_PROBLEM TO WORK ON:_ Find the lines holding "with" and copy them.

_RECORDED DATA:_
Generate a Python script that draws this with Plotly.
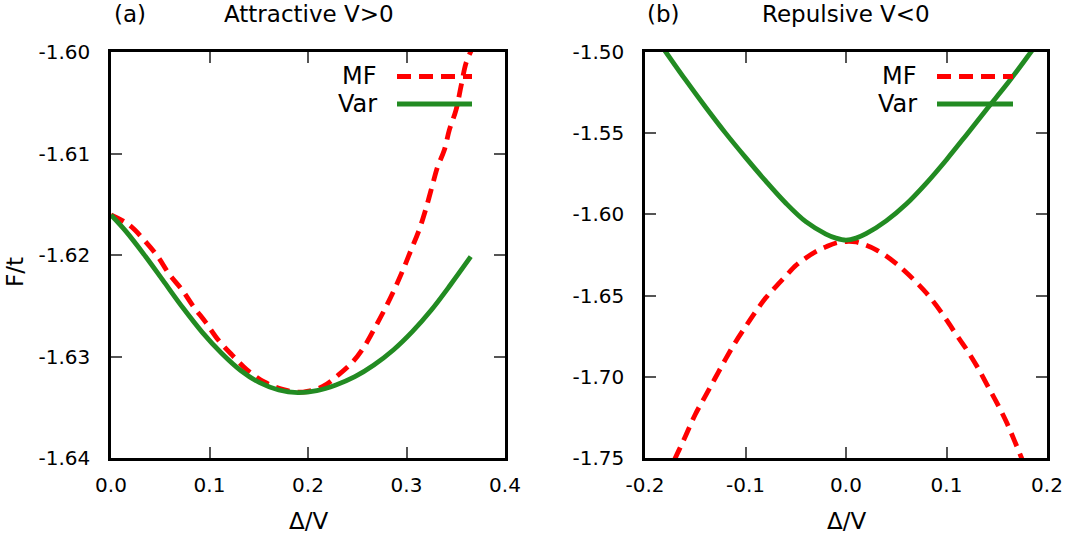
import plotly.graph_objects as go

# ---------------- data ----------------
# Panel (a): Attractive V>0
var_a_x = [0.0, 0.0154, 0.0347, 0.0540, 0.0734, 0.0927, 0.1123, 0.1317, 0.1510, 0.1703,
           0.1896, 0.2089, 0.2283, 0.2476, 0.2669, 0.2866, 0.3059, 0.3252, 0.3445, 0.3652]
var_a_y = [-1.61606, -1.61770, -1.62010, -1.62267, -1.62525, -1.62762, -1.62968, -1.63138,
           -1.63258, -1.63330, -1.63356, -1.63337, -1.63281, -1.63199, -1.63084, -1.62936,
           -1.62755, -1.62542, -1.62296, -1.62017]

mf_a_x = [0.0, 0.0180, 0.0344, 0.0475, 0.0589, 0.0720, 0.0835, 0.0966, 0.1081, 0.1228,
          0.1375, 0.1556, 0.1752, 0.1949, 0.2145, 0.2309, 0.2456, 0.2571, 0.2685, 0.2784,
          0.2882, 0.2964, 0.3046, 0.3128, 0.3193, 0.3259, 0.3316, 0.3384, 0.3435, 0.3503,
          0.3553, 0.3604, 0.3660]
mf_a_y = [-1.61606, -1.61701, -1.61861, -1.62016, -1.62186, -1.62341, -1.62505, -1.62669,
          -1.62827, -1.62984, -1.63126, -1.63251, -1.63327, -1.63350, -1.63297, -1.63182,
          -1.63051, -1.62903, -1.62706, -1.62525, -1.62328, -1.62148, -1.61951, -1.61754,
          -1.61557, -1.61327, -1.61130, -1.60966, -1.60768, -1.60570, -1.60340, -1.60110,
          -1.59980]

# Panel (b): Repulsive V<0
var_b_x = [-0.19, -0.18, -0.16, -0.14, -0.12, -0.10, -0.08, -0.06, -0.04, -0.02, -0.01,
           0.0, 0.01, 0.02, 0.04, 0.06, 0.08, 0.10, 0.12, 0.14, 0.16, 0.18, 0.19]
var_b_y = [-1.4907, -1.4994, -1.5169, -1.5337, -1.5498, -1.5649, -1.5794, -1.5930,
           -1.6045, -1.6121, -1.6146, -1.6158, -1.6146, -1.6119, -1.6040, -1.5936,
           -1.5807, -1.5663, -1.5509, -1.5352, -1.5199, -1.5034, -1.4949]

mf_b_x = [-0.18, -0.17, -0.16, -0.15, -0.14, -0.13, -0.12, -0.11, -0.10, -0.09, -0.08,
          -0.07, -0.06, -0.05, -0.04, -0.03, -0.02, -0.01, 0.0, 0.01, 0.02, 0.03, 0.04,
          0.05, 0.06, 0.07, 0.08, 0.09, 0.10, 0.11, 0.12, 0.13, 0.14, 0.15, 0.16, 0.17, 0.18]
mf_b_y = [-1.7636, -1.7502, -1.7369, -1.7232, -1.7119, -1.7006, -1.6893, -1.6787,
          -1.6692, -1.6600, -1.6515, -1.6446, -1.6380, -1.6315, -1.6268, -1.6229,
          -1.6200, -1.6176, -1.6167, -1.6170, -1.6190, -1.6218, -1.6256, -1.6303,
          -1.6358, -1.6418, -1.6484, -1.6562, -1.6650, -1.6742, -1.6832, -1.6932,
          -1.7045, -1.7159, -1.7283, -1.7429, -1.7580]

# tick values / labels
xa_ticks = [0.0, 0.1, 0.2, 0.3, 0.4]
xa_labels = ["0.0", "0.1", "0.2", "0.3", "0.4"]
ya_ticks = [-1.64, -1.63, -1.62, -1.61, -1.60]
ya_labels = ["-1.64", "-1.63", "-1.62", "-1.61", "-1.60"]
xb_ticks = [-0.2, -0.1, 0.0, 0.1, 0.2]
xb_labels = ["-0.2", "-0.1", "0.0", "0.1", "0.2"]
yb_ticks = [-1.75, -1.70, -1.65, -1.60, -1.55, -1.50]
yb_labels = ["-1.75", "-1.70", "-1.65", "-1.60", "-1.55", "-1.50"]

series_names = ["MF", "Var"]
panel_titles = ["Attractive V&gt;0", "Repulsive V&lt;0"]
panel_tags = ["(a)", "(b)"]

# ---------------- styling ----------------
W, H = 1069, 538
RED = "#ff0000"
GREEN = "#228b22"
FONT = "DejaVu Sans"
DASH = "14px,8px"
LW = 4.8


def fx(p):
    return p / W


def fy(p):
    return 1 - p / H


fig = go.Figure()

fig.add_trace(go.Scatter(x=mf_a_x, y=mf_a_y, mode="lines", name="MF",
                         line=dict(color=RED, width=LW, dash=DASH, shape="spline"),
                         xaxis="x", yaxis="y", showlegend=False))
fig.add_trace(go.Scatter(x=var_a_x, y=var_a_y, mode="lines", name="Var",
                         line=dict(color=GREEN, width=LW, shape="spline"),
                         xaxis="x", yaxis="y", showlegend=False))
fig.add_trace(go.Scatter(x=mf_b_x, y=mf_b_y, mode="lines", name="MF",
                         line=dict(color=RED, width=LW, dash=DASH, shape="spline"),
                         xaxis="x2", yaxis="y2", showlegend=False))
fig.add_trace(go.Scatter(x=var_b_x, y=var_b_y, mode="lines", name="Var",
                         line=dict(color=GREEN, width=LW, shape="spline"),
                         xaxis="x2", yaxis="y2", showlegend=False))

ydom = [fy(458), fy(52)]
common = dict(showline=True, linecolor="black", linewidth=2.5, mirror="ticks",
              ticks="inside", ticklen=11, tickwidth=1.5, tickcolor="#555555",
              showgrid=False, zeroline=False, automargin=False,
              tickfont=dict(family=FONT, size=20, color="black"))

fig.update_layout(
    width=W, height=H,
    margin=dict(l=0, r=0, t=0, b=0, autoexpand=False),
    paper_bgcolor="white", plot_bgcolor="white",
    showlegend=False,
    xaxis=dict(domain=[fx(111), fx(505)], range=[0, 0.4], tickvals=xa_ticks,
               ticktext=xa_labels, anchor="y", ticklabelstandoff=7, **common),
    yaxis=dict(domain=ydom, range=[-1.64, -1.60], tickvals=ya_ticks,
               ticktext=ya_labels, anchor="x", ticklabelstandoff=14, **common),
    xaxis2=dict(domain=[fx(645), fx(1047)], range=[-0.2, 0.2], tickvals=xb_ticks,
                ticktext=xb_labels, anchor="y2", ticklabelstandoff=7, **common),
    yaxis2=dict(domain=ydom, range=[-1.75, -1.50], tickvals=yb_ticks,
                ticktext=yb_labels, anchor="x2", ticklabelstandoff=14, **common),
)

ann = []
# panel tags and titles
for tag, title, tx, cx in zip(panel_tags, panel_titles, [112, 645], [309, 846]):
    ann.append(dict(x=fx(tx), y=fy(14), xref="paper", yref="paper", text=tag,
                    showarrow=False, xanchor="left", yanchor="middle",
                    font=dict(family=FONT, size=23, color="black")))
    ann.append(dict(x=fx(cx), y=fy(14), xref="paper", yref="paper", text=title,
                    showarrow=False, xanchor="center", yanchor="middle",
                    font=dict(family=FONT, size=23, color="black")))
# axis titles
for cx in [308, 846]:
    ann.append(dict(x=fx(cx), y=fy(521), xref="paper", yref="paper", text="Δ/V",
                    showarrow=False, xanchor="center", yanchor="middle",
                    font=dict(family=FONT, size=23, color="black")))
ann.append(dict(x=fx(15), y=fy(272), xref="paper", yref="paper", text="F/t",
                showarrow=False, xanchor="center", yanchor="middle", textangle=-90,
                font=dict(family=FONT, size=23, color="black")))

# legends (text right-aligned, sample line on the right, gnuplot style)
shapes = []
for text_right, s0, s1 in [(379, 397, 472), (919, 937, 1013)]:
    for name, ypix, col, dash in [(series_names[0], 76.5, RED, DASH),
                                  (series_names[1], 104, GREEN, "solid")]:
        ann.append(dict(x=fx(text_right), y=fy(ypix), xref="paper", yref="paper",
                        text=name, showarrow=False, xanchor="right", yanchor="middle",
                        font=dict(family=FONT, size=24, color="black")))
        shapes.append(dict(type="line", xref="paper", yref="paper",
                           x0=fx(s0), x1=fx(s1), y0=fy(ypix), y1=fy(ypix),
                           line=dict(color=col, width=LW, dash=dash)))

fig.update_layout(annotations=ann, shapes=shapes)

fig.write_html("out.html",
               config={"displayModeBar": False},
               post_script="document.body.style.margin='0px';"
                           "document.body.style.overflow='hidden';")
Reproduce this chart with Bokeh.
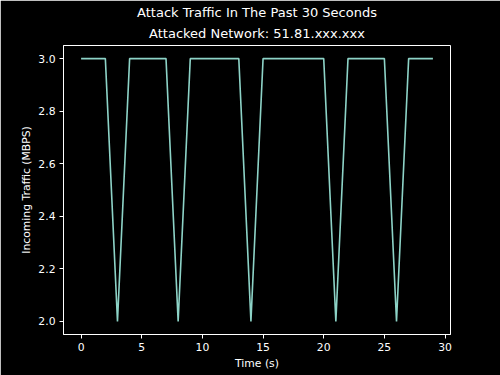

_EXERCISE RESULT:_
Generate a Python script that draws this with Plotly.
Reproduce this chart with Bokeh.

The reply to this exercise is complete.